It has been a while since I’ve written about the Magi. Perhaps it is time to spend a little time with them. This is one of those stories in the Bible that we think we know, but maybe we haven’t giving it it’s proper attention. If you want to read the story, it is Matthew 2:1-18.
The Magi are not Jews and they are not Romans, they are foreigners in every sense of the word. They don’t belong in Israel, they don’t belong in the Roman Empire, yet they show up in King Herod’s court looking for the king of the Jews because they want “to pay him homage.” Gentiles traveling to worship the Jewish king. And they ask the current Roman approved king of the Jews- Herod- where they can find the new king of the Jews. Notice they don’t pay homage to Herod, they are looking for Herod’s replacement. In fact they scare Herod and “all of Jerusalem”.
Frightened Herod needs to find this new King of the Jews. The chief priests and the scribes, people who should know about the birth of the King, can narrow down the location to Bethlehem. But Herod, the Roman approved king of the Jews, still needs the Magi to find Jesus. Herod tries to use the Magi for his own ends, sending them off to find the child. The Magi find the child,Jesus and “overwhelmed with joy” they worship him. And then, they wisely pay attention to a dream and avoid Herod on their way home.
Often we end our reading here, with Herod tricked, Jesus worshiped by mysterious wise men and the Magi safely on their way home. A tidy and satisfying ending.
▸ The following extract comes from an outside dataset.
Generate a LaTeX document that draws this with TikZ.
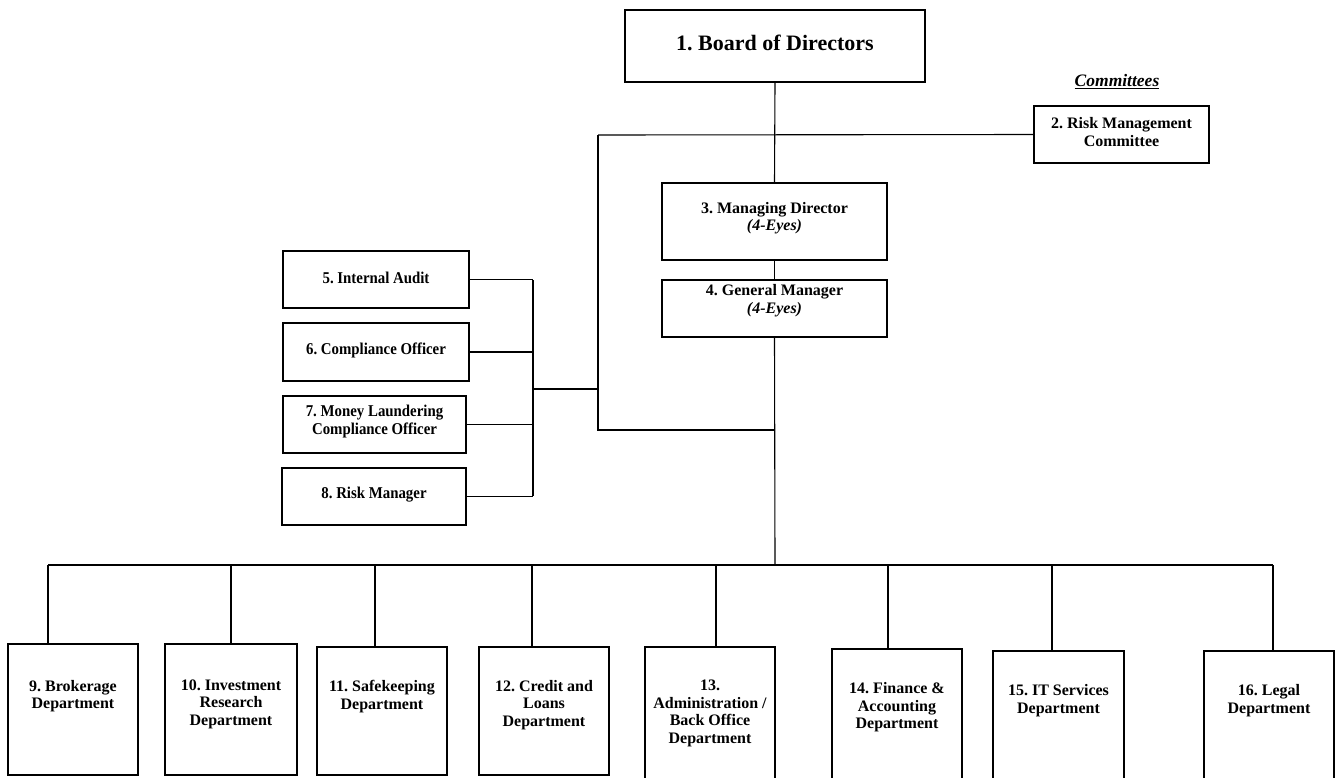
\documentclass[tikz,border=0pt]{standalone}
\usepackage{fontspec}
\setmainfont{Liberation Serif}
\newfontfamily\condfont{Liberation Serif}[FakeStretch=0.9]
\usetikzlibrary{fit}
\frenchspacing
\tikzset{
  box/.style={draw=black, line width=1.1pt, inner sep=0pt, fill=white},
  lbl/.style={align=center, inner sep=0pt, font=\fontsize{16}{17.6}\selectfont\bfseries\frenchspacing},
  condlbl/.style={lbl, font=\condfont\fontsize{16.5}{18}\selectfont\bfseries\frenchspacing},
  conn/.style={draw=black, line width=1.1pt},
}
\newcommand\obox[8][lbl]{%
  \node[box, fit={(#3,#4) (#5,#6)}] (#2) {};
  \node[#1] (#2t) at ({(#3+#5)/2},#7) {#8};}
\begin{document}
\begin{tikzpicture}[x=1pt,y=-1pt]
\useasboundingbox[fill=white] (0,0) rectangle (1341,777);
% top
\node[box, fit={(625,10) (925,82)}] (b1) {};
\node[lbl, font=\fontsize{22}{26}\selectfont\bfseries\frenchspacing] (b1t) at (775,43) {1. Board of Directors};
\node[lbl, font=\fontsize{17.5}{20}\selectfont\bfseries\itshape] (comm) at (1117,82) {\underline{Committees}};
\obox{b2}{1034}{106}{1209}{163}{132}{2. Risk Management\\Committee}
\obox{b3}{662}{183}{887}{260}{218}{3. Managing Director\\\textit{(4-Eyes)}}
\obox{b4}{662}{280}{887}{337}{300.5}{4. General Manager\\\textit{(4-Eyes)}}
% left staff
\obox[condlbl]{b5}{283}{251}{469}{308}{278}{5. Internal Audit}
\obox[condlbl]{b6}{283}{323}{469}{381}{350}{6. Compliance Officer}
\obox[condlbl]{b7}{283}{396}{466}{453}{422}{7. Money Laundering\\Compliance Officer}
\obox[condlbl]{b8}{282}{468}{466}{525}{495}{8. Risk Manager}
% departments
\obox{b9}{8}{644}{138}{775}{696}{9. Brokerage\\Department}
\obox{b10}{165}{644}{297}{775}{704}{10. Investment\\Research\\Department}
\obox{b11}{317}{647}{447}{775}{696.5}{11. Safekeeping\\Department}
\obox{b12}{479}{647}{609}{775}{705}{12. Credit and\\Loans\\Department}
\obox{b13}{645}{647}{775}{790}{713.5}{13.\\Administration /\\Back Office\\Department}
\obox{b14}{832}{649}{962}{790}{707.5}{14. Finance \&\\Accounting\\Department}
\obox{b15}{993}{651}{1124}{790}{700.5}{15. IT Services\\Department}
\obox{b16}{1204}{651}{1334}{790}{700.5}{16. Legal\\Department}
% coordinates
\coordinate (lt) at (598,135);
\coordinate (lb) at (598,430);
\coordinate (tj) at (775,430);
\coordinate (bj) at (598,389);
\coordinate (brt) at (533,280);
\coordinate (brb) at (533,496);
\coordinate (brm) at (533,389);
\coordinate (bus) at (775,565);
\coordinate (busL) at (48,565);
\coordinate (busR) at (1273,565);
\coordinate (d10) at (231,565);
\coordinate (d11) at (375,565);
\coordinate (d12) at (532,565);
\coordinate (d13) at (716,565);
\coordinate (d14) at (888,565);
\coordinate (d15) at (1052,565);
% connectors
\draw[conn] (b1.south) -- (b3.north);
\draw[conn] (b3.south) -- (b4.north);
\draw[conn] (b4.south) -- (bus);
\draw[conn] (lt) -- (b2.west);
\draw[conn] (lt) -- (lb) -- (tj);
\draw[conn] (brm) -- (bj);
\draw[conn] (brt) -- (brb);
\draw[conn] (b5.east) -- (b5.east -| brt);
\draw[conn] (b6.east) -- (b6.east -| brt);
\draw[conn] (b7.east) -- (b7.east -| brt);
\draw[conn] (b8.east) -- (b8.east -| brt);
\draw[conn] (busL) -- (busR);
\draw[conn] (busL) -- (busL |- b9.north);
\draw[conn] (d10) -- (d10 |- b10.north);
\draw[conn] (d11) -- (d11 |- b11.north);
\draw[conn] (d12) -- (d12 |- b12.north);
\draw[conn] (d13) -- (d13 |- b13.north);
\draw[conn] (d14) -- (d14 |- b14.north);
\draw[conn] (d15) -- (d15 |- b15.north);
\draw[conn] (busR) -- (busR |- b16.north);
\end{tikzpicture}
\end{document}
If we read farther we find that the rest of the story is horrifying. An angel warns Joseph and the Holy Family flee for their lives. Herod is “infuriated” by the actions of the Magi and kills all the children “in and around Bethlehem who were two years old or under”. Even after Herod’s death, things are not safe in Judea for the Holy Family. Archelaus is ruler there and so Joseph takes Jesus and Mary to Nazareth in Galilee. It’s a grim ending to the nativity story. Babies have died. Families mourn. The Roman Empire continues its oppressive rule. The young boy Messiah is in hiding in Nazareth.
Look where Matthew’s emphasis is- 7 verses on Jesus birth, focused mostly on the disgrace of Mary’s pregnancy and 18 verses on the story of the Magi. Matthew tells a pretty grim story.
And there is truth, hard truth in this story. Kingdoms and rulers do not give up their power without a fight. And innocent people suffer. Babies and toddlers suffer. Salvation is a costly business for everyone.
The Bible, whether we like it or not, describes the world with a clear eyed realism. There is no fairy tale happy ending. The kingdoms and powers which resist God are strong and not to be trifled with. And yet, yet a voice cries out, “Prepare the way of the Lord..” the beloved Son has come. The way is not easy, but God will not stop until God’s purposes are fulfilled. Which is for us, in our days, good news. The beloved Son has come and God will not stop until God’s purposes are fulfilled.